WHAT IS ASKED: Type out the data exactly as given. Skip any image.

PROVIDED MATERIAL:
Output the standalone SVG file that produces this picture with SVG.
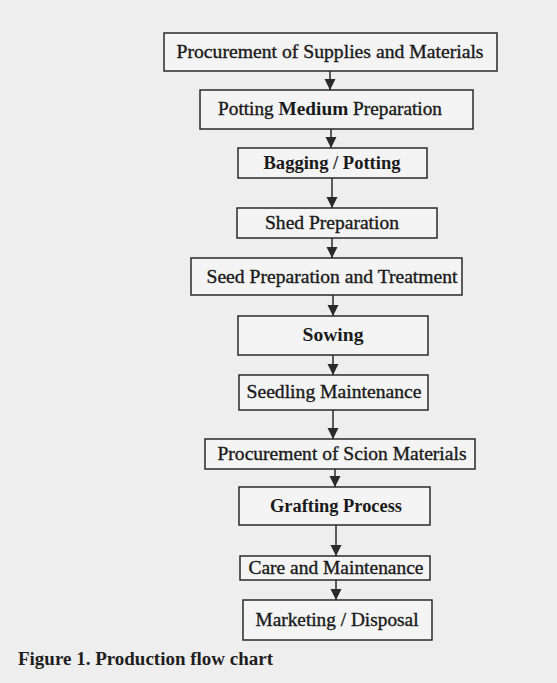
<svg xmlns="http://www.w3.org/2000/svg" width="557" height="683" viewBox="0 0 557 683">
<style>
.bg{fill:#eeeeee}
.box{fill:#f4f4f4;stroke:#2a2a2a;stroke-width:1.5}
.t{font-family:"Liberation Serif","Times New Roman",serif;font-size:18px;fill:#1a1a1a;stroke:#1a1a1a;stroke-width:0.35;text-anchor:middle}
.b{font-weight:bold;stroke-width:0}
.cap{font-family:"Liberation Serif","Times New Roman",serif;font-size:18px;font-weight:bold;fill:#1e1e1e}
.ln{stroke:#2a2a2a;stroke-width:1.5;fill:none}
</style>
<defs>
<marker id="ah" viewBox="0 0 10 10" refX="10" refY="5" markerWidth="7.5" markerHeight="7.5" markerUnits="strokeWidth" orient="auto">
<path d="M0,0 L10,5 L0,10 z" fill="#2a2a2a"/>
</marker>
</defs>
<rect class="bg" x="0" y="0" width="557" height="683"/>
<g id="connectors">
<line class="ln" x1="330" y1="71" x2="330" y2="90" marker-end="url(#ah)"/>
<line class="ln" x1="331" y1="129" x2="331" y2="148" marker-end="url(#ah)"/>
<line class="ln" x1="332" y1="178" x2="332" y2="208" marker-end="url(#ah)"/>
<line class="ln" x1="332" y1="238" x2="332" y2="258" marker-end="url(#ah)"/>
<line class="ln" x1="333" y1="295" x2="333" y2="316" marker-end="url(#ah)"/>
<line class="ln" x1="333" y1="355" x2="333" y2="375" marker-end="url(#ah)"/>
<line class="ln" x1="333" y1="410" x2="333" y2="439" marker-end="url(#ah)"/>
<line class="ln" x1="335" y1="469" x2="335" y2="487" marker-end="url(#ah)"/>
<line class="ln" x1="336" y1="525" x2="336" y2="556" marker-end="url(#ah)"/>
<line class="ln" x1="336" y1="580" x2="336" y2="600" marker-end="url(#ah)"/>
</g>
<g id="n1"><rect class="box" x="164" y="33" width="333" height="38"/><text class="t" x="330" y="58" textLength="307" lengthAdjust="spacingAndGlyphs">Procurement of Supplies and Materials</text></g>
<g id="n2"><rect class="box" x="200" y="90" width="273" height="39"/><text class="t" x="330" y="115" textLength="224" lengthAdjust="spacingAndGlyphs">Potting <tspan class="b">Medium</tspan> Preparation</text></g>
<g id="n3"><rect class="box" x="238" y="148" width="189" height="30"/><text class="t b" x="332" y="169" textLength="137" lengthAdjust="spacingAndGlyphs">Bagging / Potting</text></g>
<g id="n4"><rect class="box" x="237" y="208" width="200" height="30"/><text class="t" x="332" y="229" textLength="134" lengthAdjust="spacingAndGlyphs">Shed Preparation</text></g>
<g id="n5"><rect class="box" x="191" y="258" width="271" height="37"/><text class="t" x="332" y="283" textLength="251" lengthAdjust="spacingAndGlyphs">Seed Preparation and Treatment</text></g>
<g id="n6"><rect class="box" x="238" y="316" width="190" height="39"/><text class="t b" x="333" y="341" textLength="61" lengthAdjust="spacingAndGlyphs">Sowing</text></g>
<g id="n7"><rect class="box" x="239" y="375" width="189" height="35"/><text class="t" x="334" y="398" textLength="175" lengthAdjust="spacingAndGlyphs">Seedling Maintenance</text></g>
<g id="n8"><rect class="box" x="205" y="439" width="270" height="30"/><text class="t" x="342" y="460" textLength="249" lengthAdjust="spacingAndGlyphs">Procurement of Scion Materials</text></g>
<g id="n9"><rect class="box" x="239" y="487" width="191" height="38"/><text class="t b" x="336" y="512" textLength="132" lengthAdjust="spacingAndGlyphs">Grafting Process</text></g>
<g id="n10"><rect class="box" x="240" y="556" width="190" height="24"/><text class="t" x="336" y="574" textLength="175" lengthAdjust="spacingAndGlyphs">Care and Maintenance</text></g>
<g id="n11"><rect class="box" x="243" y="600" width="189" height="40"/><text class="t" x="337" y="626" textLength="163" lengthAdjust="spacingAndGlyphs">Marketing / Disposal</text></g>
<text class="cap" x="18" y="665" textLength="255" lengthAdjust="spacingAndGlyphs">Figure 1. Production flow chart</text>
</svg>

SOLUTION:
Output the standalone SVG file that produces this picture with SVG.
<svg xmlns="http://www.w3.org/2000/svg" width="557" height="683" viewBox="0 0 557 683">
<style>
.bg{fill:#eeeeee}
.box{fill:#f4f4f4;stroke:#2a2a2a;stroke-width:1.5}
.t{font-family:"Liberation Serif","Times New Roman",serif;font-size:18px;fill:#1a1a1a;stroke:#1a1a1a;stroke-width:0.35;text-anchor:middle}
.b{font-weight:bold;stroke-width:0}
.cap{font-family:"Liberation Serif","Times New Roman",serif;font-size:18px;font-weight:bold;fill:#1e1e1e}
.ln{stroke:#2a2a2a;stroke-width:1.5;fill:none}
</style>
<defs>
<marker id="ah" viewBox="0 0 10 10" refX="10" refY="5" markerWidth="7.5" markerHeight="7.5" markerUnits="strokeWidth" orient="auto">
<path d="M0,0 L10,5 L0,10 z" fill="#2a2a2a"/>
</marker>
</defs>
<rect class="bg" x="0" y="0" width="557" height="683"/>
<g id="connectors">
<line class="ln" x1="330" y1="71" x2="330" y2="90" marker-end="url(#ah)"/>
<line class="ln" x1="331" y1="129" x2="331" y2="148" marker-end="url(#ah)"/>
<line class="ln" x1="332" y1="178" x2="332" y2="208" marker-end="url(#ah)"/>
<line class="ln" x1="332" y1="238" x2="332" y2="258" marker-end="url(#ah)"/>
<line class="ln" x1="333" y1="295" x2="333" y2="316" marker-end="url(#ah)"/>
<line class="ln" x1="333" y1="355" x2="333" y2="375" marker-end="url(#ah)"/>
<line class="ln" x1="333" y1="410" x2="333" y2="439" marker-end="url(#ah)"/>
<line class="ln" x1="335" y1="469" x2="335" y2="487" marker-end="url(#ah)"/>
<line class="ln" x1="336" y1="525" x2="336" y2="556" marker-end="url(#ah)"/>
<line class="ln" x1="336" y1="580" x2="336" y2="600" marker-end="url(#ah)"/>
</g>
<g id="n1"><rect class="box" x="164" y="33" width="333" height="38"/><text class="t" x="330" y="58" textLength="307" lengthAdjust="spacingAndGlyphs">Procurement of Supplies and Materials</text></g>
<g id="n2"><rect class="box" x="200" y="90" width="273" height="39"/><text class="t" x="330" y="115" textLength="224" lengthAdjust="spacingAndGlyphs">Potting <tspan class="b">Medium</tspan> Preparation</text></g>
<g id="n3"><rect class="box" x="238" y="148" width="189" height="30"/><text class="t b" x="332" y="169" textLength="137" lengthAdjust="spacingAndGlyphs">Bagging / Potting</text></g>
<g id="n4"><rect class="box" x="237" y="208" width="200" height="30"/><text class="t" x="332" y="229" textLength="134" lengthAdjust="spacingAndGlyphs">Shed Preparation</text></g>
<g id="n5"><rect class="box" x="191" y="258" width="271" height="37"/><text class="t" x="332" y="283" textLength="251" lengthAdjust="spacingAndGlyphs">Seed Preparation and Treatment</text></g>
<g id="n6"><rect class="box" x="238" y="316" width="190" height="39"/><text class="t b" x="333" y="341" textLength="61" lengthAdjust="spacingAndGlyphs">Sowing</text></g>
<g id="n7"><rect class="box" x="239" y="375" width="189" height="35"/><text class="t" x="334" y="398" textLength="175" lengthAdjust="spacingAndGlyphs">Seedling Maintenance</text></g>
<g id="n8"><rect class="box" x="205" y="439" width="270" height="30"/><text class="t" x="342" y="460" textLength="249" lengthAdjust="spacingAndGlyphs">Procurement of Scion Materials</text></g>
<g id="n9"><rect class="box" x="239" y="487" width="191" height="38"/><text class="t b" x="336" y="512" textLength="132" lengthAdjust="spacingAndGlyphs">Grafting Process</text></g>
<g id="n10"><rect class="box" x="240" y="556" width="190" height="24"/><text class="t" x="336" y="574" textLength="175" lengthAdjust="spacingAndGlyphs">Care and Maintenance</text></g>
<g id="n11"><rect class="box" x="243" y="600" width="189" height="40"/><text class="t" x="337" y="626" textLength="163" lengthAdjust="spacingAndGlyphs">Marketing / Disposal</text></g>
<text class="cap" x="18" y="665" textLength="255" lengthAdjust="spacingAndGlyphs">Figure 1. Production flow chart</text>
</svg>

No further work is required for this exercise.